*Data section:*
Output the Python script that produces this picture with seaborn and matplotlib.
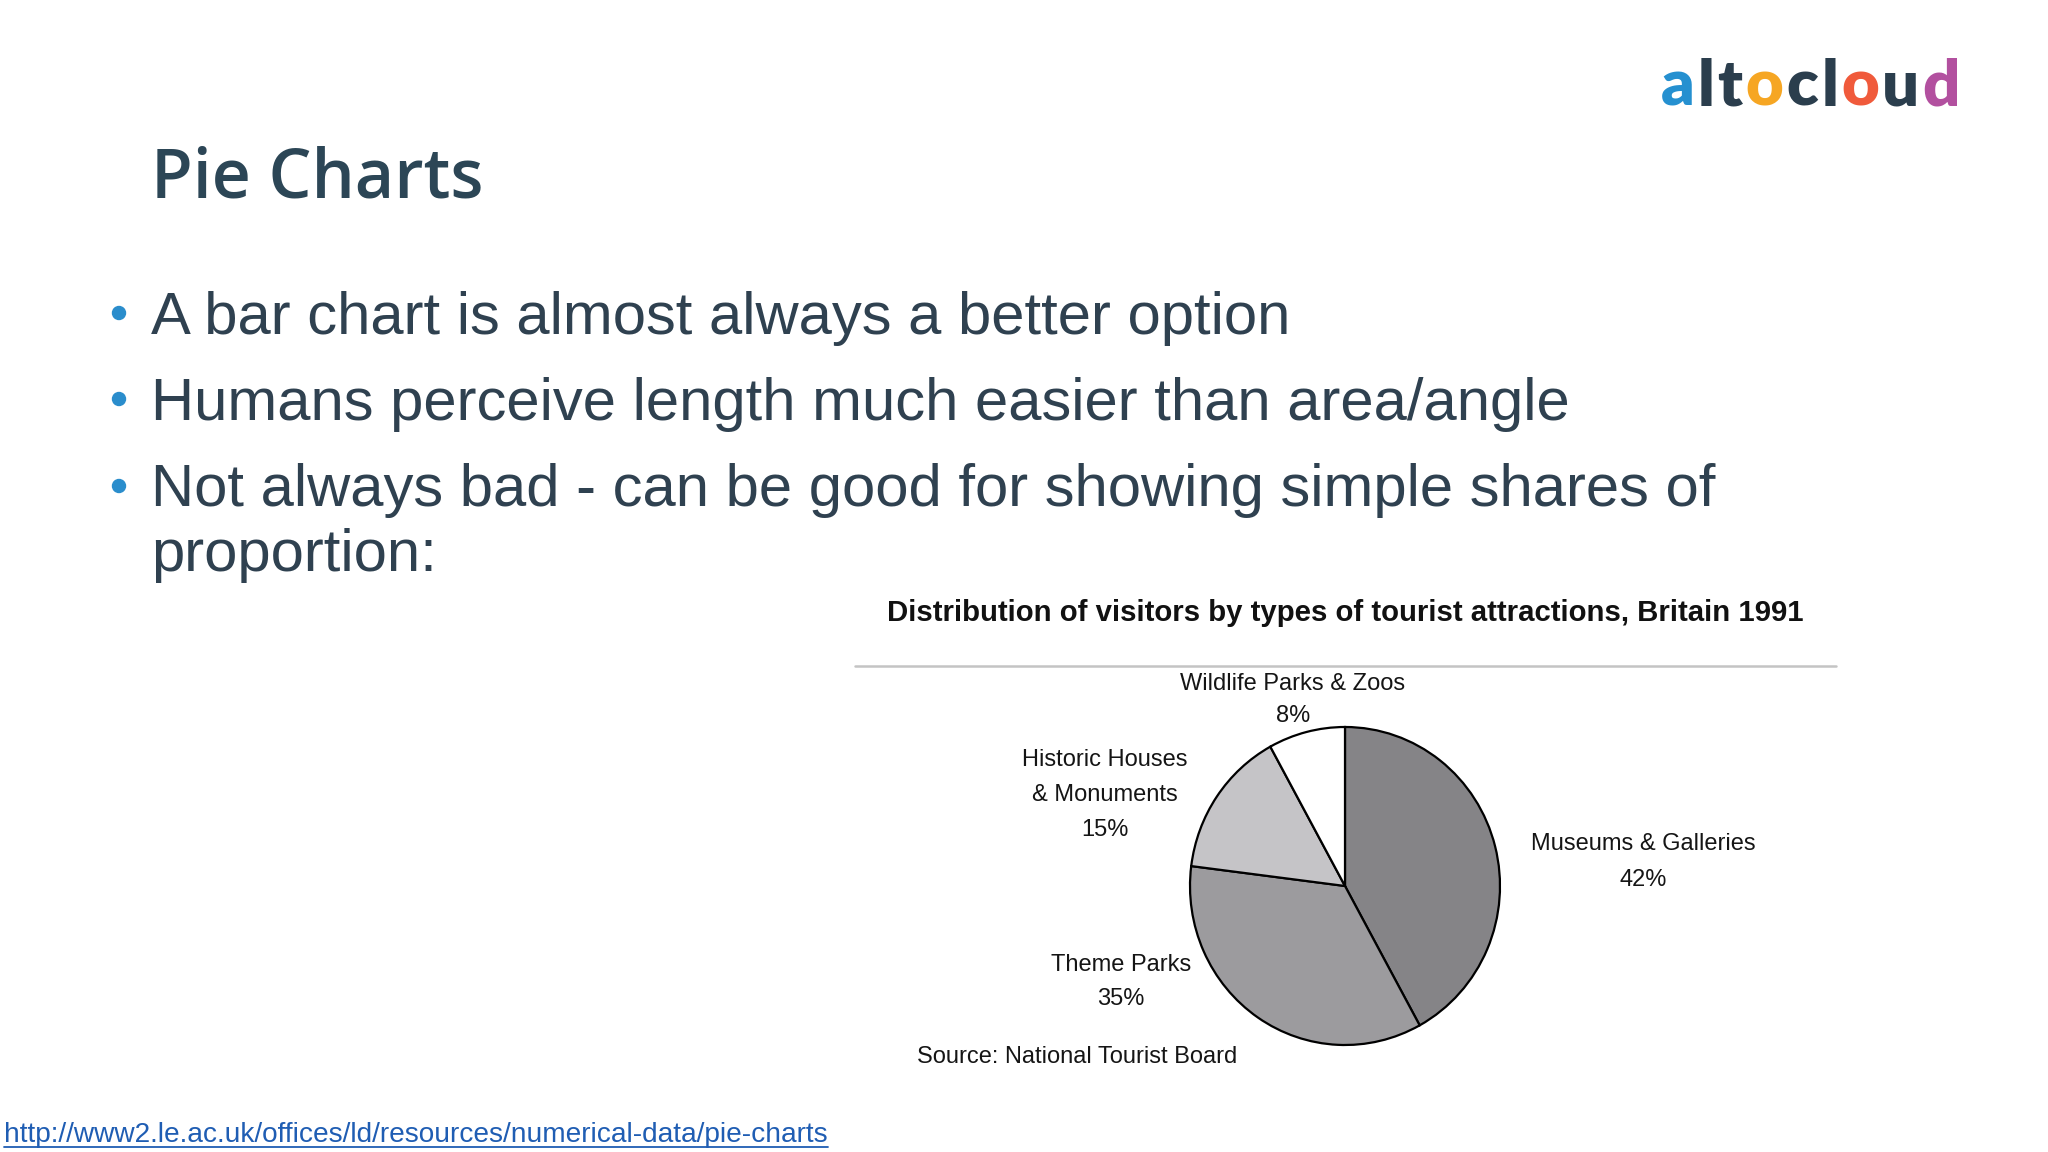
import matplotlib
matplotlib.use("Agg")
import matplotlib.pyplot as plt
import seaborn as sns
from matplotlib import font_manager as fm
from matplotlib.lines import Line2D

# ---------------- data ----------------
slide_title = "Pie Charts"
bullets = [
    ["A bar chart is almost always a better option"],
    ["Humans perceive length much easier than area/angle"],
    ["Not always bad - can be good for showing simple shares of", "proportion:"],
]
chart_title = "Distribution of visitors by types of tourist attractions, Britain 1991"
categories = ["Museums & Galleries", "Theme Parks", "Historic Houses\n& Monuments", "Wildlife Parks & Zoos"]
shares = [42, 35, 15, 8]
slice_colors = ["#858487", "#9c9b9e", "#c5c4c7", "#ffffff"]
source_note = "Source: National Tourist Board"
url = "http://www2.le.ac.uk/offices/ld/resources/numerical-data/pie-charts"
logo_letters = list("altocloud")
logo_colors = ["#2590d0", "#2b3e4d", "#2b3e4d", "#f6a623", "#2b3e4d",
               "#2b3e4d", "#f05a3b", "#2b3e4d", "#b2509f"]

# ---------------- style ----------------
W, H, DPI = 2048, 1152, 100
sns.set_theme(style="white")
names = {f.name for f in fm.fontManager.ttflist}
NARROW = "Liberation Sans Narrow" if "Liberation Sans Narrow" in names else "Liberation Sans"
plt.rcParams["font.family"] = ["Liberation Sans", "DejaVu Sans"]

fig = plt.figure(figsize=(W / DPI, H / DPI), dpi=DPI, facecolor="white")
r = fig.canvas.get_renderer()


def px(x, y):
    return x / W, 1 - y / H


def text(x, y, s, **kw):
    return fig.text(*px(x, y), s, **kw)


def fit_width(t, target):
    w = t.get_window_extent(r).width
    t.set_fontsize(t.get_fontsize() * target / w)


# slide title
text(151, 198, slide_title, fontsize=49, fontfamily=["Open Sans", "DejaVu Sans"],
     fontweight="semibold", color="#2c4656", va="baseline", ha="left")

# bullets
BODY = "#2f4150"
bullet_baselines = [[334], [420], [506, 571]]
bullet_dot_y = [313, 399, 486]
for lines, bases, dy in zip(bullets, bullet_baselines, bullet_dot_y):
    fig.patches.append(matplotlib.patches.Ellipse(px(119, dy), 13 / W, 13 / H,
                                                  transform=fig.transFigure,
                                                  color="#2a8dcc", zorder=3))
    for ln, b in zip(lines, bases):
        text(151, b, ln, fontsize=43, color=BODY, va="baseline", ha="left")

# chart title and rule
ct = text(1345, 621, chart_title, fontsize=26, fontfamily=[NARROW, "DejaVu Sans"],
          fontweight="bold", color="#111111", va="baseline", ha="center")
fit_width(ct, 917)
fig.add_artist(Line2D([855 / W, 1836 / W], [1 - 666 / H] * 2, color="#c4c4c4", lw=1.8,
                      transform=fig.transFigure))

# pie
cx, cy, rx, ry = 1345, 886, 155, 159
pad = 1.03
ax = fig.add_axes([(cx - rx * pad) / W, (H - cy - ry * pad) / H, 2 * rx * pad / W, 2 * ry * pad / H])
ax.pie(shares, colors=sns.color_palette(slice_colors), startangle=90, counterclock=False,
       wedgeprops=dict(edgecolor="black", linewidth=1.6))
ax.set_aspect("auto")
ax.set_xlim(-pad, pad)
ax.set_ylim(-pad, pad)
ax.axis("off")

# slice labels
label_pos = {  # centre x, first baseline, line step
    "Museums & Galleries": (1643, 850, 36),
    "Theme Parks": (1121, 971, 34),
    "Historic Houses\n& Monuments": (1105, 766, 35),
    "Wildlife Parks & Zoos": (1293, 690, 32),
}
for cat, val in zip(categories, shares):
    x0, y0, step = label_pos[cat]
    for i, ln in enumerate(cat.split("\n") + [f"{val}%"]):
        text(x0, y0 + i * step, ln, fontsize=17, color="#151515", ha="center", va="baseline")

text(1077, 1063, source_note, fontsize=17, color="#151515", ha="center", va="baseline")

# url with underline
t = text(4, 1142, url, fontsize=20, fontfamily=[NARROW, "DejaVu Sans"], color="#1f5db3",
         ha="left", va="baseline")
fit_width(t, 821)
bb = t.get_window_extent(r)
fig.add_artist(Line2D([bb.x0 / W, bb.x1 / W], [1 - 1147 / H] * 2, color="#1f5db3", lw=1.3,
                      transform=fig.transFigure))

# logo
x = 1661
for ch, col in zip(logo_letters, logo_colors):
    lt = text(x, 106, ch, fontsize=47, fontfamily=["Lato", "DejaVu Sans"], fontweight="heavy",
              color=col, ha="left", va="baseline")
    e = lt.get_window_extent(r)
    x += e.width + 3

fig.savefig("out.png", dpi=DPI, facecolor="white")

*Given task:* Find the lines above holding the word "seaborn" and show them.

*Exercise solution:*
Output the Python script that produces this picture with seaborn and matplotlib.
import seaborn as sns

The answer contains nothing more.